The TSA’s revised full body pat down procedure has been in place for a couple of weeks now, so I’ve had the pleasure of “experiencing” it a few times. There’s nothing too awful about it, though this morning I felt like I owed the guy patting me down a tip. It took him seven (!!!!) minutes to perform the full body pat down. I timed it. He checked my collar six times, and told me every step of the way what he was doing.

He was an older guy and it seemed as if he had forgotten what parts of my body he patted down, so he did everything twice for good measure. I felt bad for him, because he was out of breath and perspiring by the end of it.

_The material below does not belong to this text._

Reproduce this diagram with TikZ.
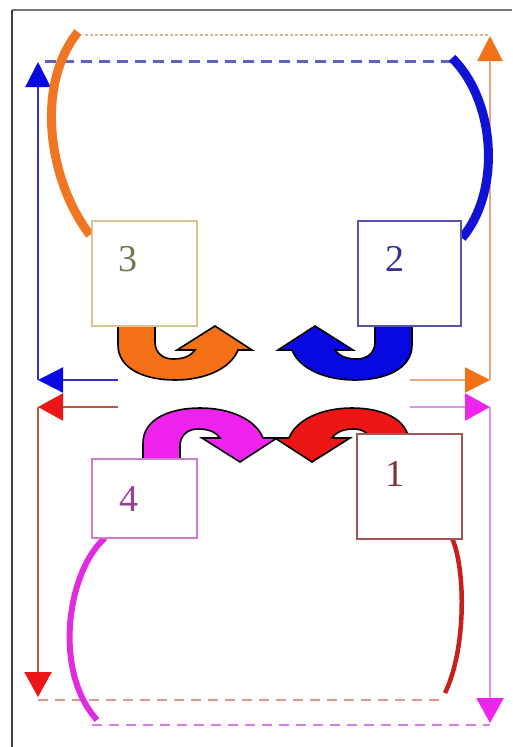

Based on his “narration,” though, it seemed like he’s supposed to inspect my collar six times from all angles as part of the pat down. I have a feeling that’s more his interpretation than policy, but he did check my collar six times. So that’s definitely my last time flying with a collared shirt. I guess the TSA is now waging a war against class. 😉

Let’s hope this guy has November 24 off

Comments

  1. And wearing shorts and a t-shirt flying through MIA the other day while refusing the scanner, I had my pockets patted down and that was it. Took maybe 10 seconds.

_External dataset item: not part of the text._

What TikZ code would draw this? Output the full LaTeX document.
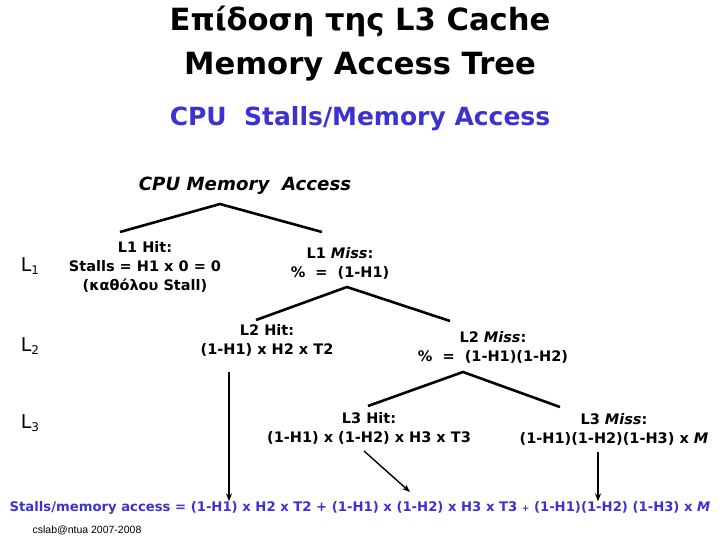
\documentclass[tikz,border=0pt]{standalone}
\usepackage{fontspec}
\setmainfont{DejaVu Sans}
\newfontfamily\footfont{Liberation Sans}
\usepackage{tikz}
\usetikzlibrary{arrows.meta,positioning}
\definecolor{slideblue}{RGB}{60,50,210}
\newcommand{\lev}[1]{L{\raisebox{-0.35ex}{\fontsize{12}{12}\selectfont #1}}}

\begin{document}
\begin{tikzpicture}[
  x=1pt, y=-1pt,
  ttl/.style={align=center, font=\bfseries\fontsize{30.6}{44}\selectfont, inner sep=0pt},
  sub/.style={text=slideblue, font=\bfseries\fontsize{25}{30}\selectfont, inner sep=0pt},
  lbl/.style={align=center, font=\bfseries\fontsize{14.5}{19}\selectfont, inner sep=0pt},
  lvl/.style={font=\fontsize{19}{24}\selectfont, inner sep=0pt},
  branch/.style={line width=2.6pt},
  arrow/.style={-{Stealth[length=8pt,width=6pt]}, line width=1.4pt}
]
\useasboundingbox (0,0) rectangle (720,540);
% headings
\node[ttl] (title) at (360,44) {Επίδοση της L3 Cache\\Memory Access Tree};
\node[sub] (stalls) at (360,119) {CPU\ \ Stalls/Memory Access};
\node[font=\bfseries\itshape\fontsize{18.2}{23}\selectfont, inner sep=0pt] (root) at (245,186) {CPU Memory\ \ Access};
% levels
\node[lvl] (lev1) at (30,266) {\lev{1}};
\node[lvl] (lev2) at (30,346) {\lev{2}};
\node[lvl] (lev3) at (30,423) {\lev{3}};
% tree nodes
\node[lbl] (l1hit) at (145,267) {L1 Hit:\\Stalls = H1 x 0 = 0\\(καθόλου Stall)};
\node[lbl] (l1miss) at (340,263) {L1 \textit{Miss}:\\\% \ = \ (1-H1)};
\node[lbl] (l2hit) at (267,340) {L2 Hit:\\(1-H1) x H2 x T2};
\node[lbl] (l2miss) at (493,347) {L2 \textit{Miss}:\\\% \ = \ (1-H1)(1-H2)};
\node[lbl] (l3hit) at (369,428) {L3 Hit:\\(1-H1) x (1-H2) x H3 x T3};
\node[lbl] (l3miss) at (614,429) {L3 \textit{Miss}:\\(1-H1)(1-H2)(1-H3) x \textit{M}};
\node[text=slideblue, font=\bfseries\fontsize{13.2}{16}\selectfont, inner sep=0pt] (total) at (360,508)
  {Stalls/memory access = (1-H1) x H2 x T2 + (1-H1) x (1-H2) x H3 x T3 {\fontsize{9}{12}\selectfont+} (1-H1)(1-H2) (1-H3) x \textit{M}};
\node[font=\footfont\fontsize{10.5}{12}\selectfont, inner sep=0pt] (foot) at (87,530) {cslab@ntua 2007-2008};
% branch points
\coordinate (top1) at (220,204);
\coordinate (hit1) at (120,232);
\coordinate (miss1) at (322,232);
\coordinate (top2) at (347,287);
\coordinate (hit2) at (256,320);
\coordinate (miss2) at (450,321);
\coordinate (top3) at (463,372);
\coordinate (hit3) at (368,406);
\coordinate (miss3) at (560,407);
\draw[branch] (hit1) -- (top1) -- (miss1);
\draw[branch] (hit2) -- (top2) -- (miss2);
\draw[branch] (hit3) -- (top3) -- (miss3);
% arrows to the sum
\coordinate (from2) at (229,372);
\coordinate (from3) at (364,451);
\coordinate (fromm) at (598,452);
\draw[arrow] (from2) -- (from2 |- total.north);
\draw[arrow] (from3) -- (410,492);
\draw[arrow] (fromm) -- (fromm |- total.north);
\end{tikzpicture}
\end{document}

  2. It seemed like my TSA was trying to rip the buttons of my shirt when I had my first enhanced pat down. I guess that’s another reason not to wear a shirt with a collar!

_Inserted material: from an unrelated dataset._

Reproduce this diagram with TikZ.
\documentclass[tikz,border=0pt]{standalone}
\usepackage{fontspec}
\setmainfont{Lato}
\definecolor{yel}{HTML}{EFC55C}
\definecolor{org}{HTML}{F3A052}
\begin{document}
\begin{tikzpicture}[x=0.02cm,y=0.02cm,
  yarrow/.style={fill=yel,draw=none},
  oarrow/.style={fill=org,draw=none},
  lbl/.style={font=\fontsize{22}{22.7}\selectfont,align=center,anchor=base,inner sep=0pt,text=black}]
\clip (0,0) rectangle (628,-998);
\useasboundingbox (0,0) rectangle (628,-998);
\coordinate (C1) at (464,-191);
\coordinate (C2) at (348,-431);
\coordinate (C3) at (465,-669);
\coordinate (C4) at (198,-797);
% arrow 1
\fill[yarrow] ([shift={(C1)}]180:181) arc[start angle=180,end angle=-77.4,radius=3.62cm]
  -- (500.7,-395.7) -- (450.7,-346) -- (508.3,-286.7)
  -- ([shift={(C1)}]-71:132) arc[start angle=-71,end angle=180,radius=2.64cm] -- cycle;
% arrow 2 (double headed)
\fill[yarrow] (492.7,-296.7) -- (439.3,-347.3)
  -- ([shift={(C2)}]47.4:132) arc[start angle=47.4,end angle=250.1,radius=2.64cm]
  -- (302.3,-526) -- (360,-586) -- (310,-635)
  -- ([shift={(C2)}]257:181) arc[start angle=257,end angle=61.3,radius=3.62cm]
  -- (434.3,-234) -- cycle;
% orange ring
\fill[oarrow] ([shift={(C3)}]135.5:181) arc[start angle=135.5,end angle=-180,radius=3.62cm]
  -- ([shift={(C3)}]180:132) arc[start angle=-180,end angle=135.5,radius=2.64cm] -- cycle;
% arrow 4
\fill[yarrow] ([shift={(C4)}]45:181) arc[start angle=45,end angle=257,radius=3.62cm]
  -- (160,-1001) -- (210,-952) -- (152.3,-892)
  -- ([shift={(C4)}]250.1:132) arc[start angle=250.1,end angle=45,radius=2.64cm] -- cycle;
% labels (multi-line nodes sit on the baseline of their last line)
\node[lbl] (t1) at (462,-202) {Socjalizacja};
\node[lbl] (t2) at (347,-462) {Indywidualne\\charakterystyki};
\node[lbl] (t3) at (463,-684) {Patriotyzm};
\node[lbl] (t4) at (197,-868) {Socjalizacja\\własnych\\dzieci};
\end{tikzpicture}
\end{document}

  3. I don’t know about you guys, but as an Exec Plat on American and a weekly flyer, I’ve put up with a lot of TSA scrutiny. You see, I wear a prosthesis so I pretty much am required to go through secondary screening every time. I’ve done this pretty much every time I fly (last I checked over 2.5 million miles) and have been perfectly fine with the procedure. Now with the new, more thorough pat down, I am basically being physically violated every time I fly. They are running their hands up (with fingertips not the back of the hand like before) all the way up my leg and inner thigh to the crotch until they “encounter resistance” in their words. In my words, “until they are touching your junk”

    NOT COOL.

  4. I just close my eyes, tilt my head back and “moan” when they hit resistance. They pretty much finish up once that happens… 🙂

  5. Thought this article in The Atlantic was quite informative on the matter. Asserts that the TSA pat-downs are deliberately over-intrusive to condition travelers to submit to the less humiliating (?) body scan http://bit.ly/c1HEZu

  6. @my_fare_lady

    One management technique I learned from my mentor (not my business school) was that to assign an onerous project to someone, first give them something they’ll absolutely hate then a few days later reassign them to the one they’ll merely dislike.

    They’ll say thanks!

    The enhanced pat-down is a clear example.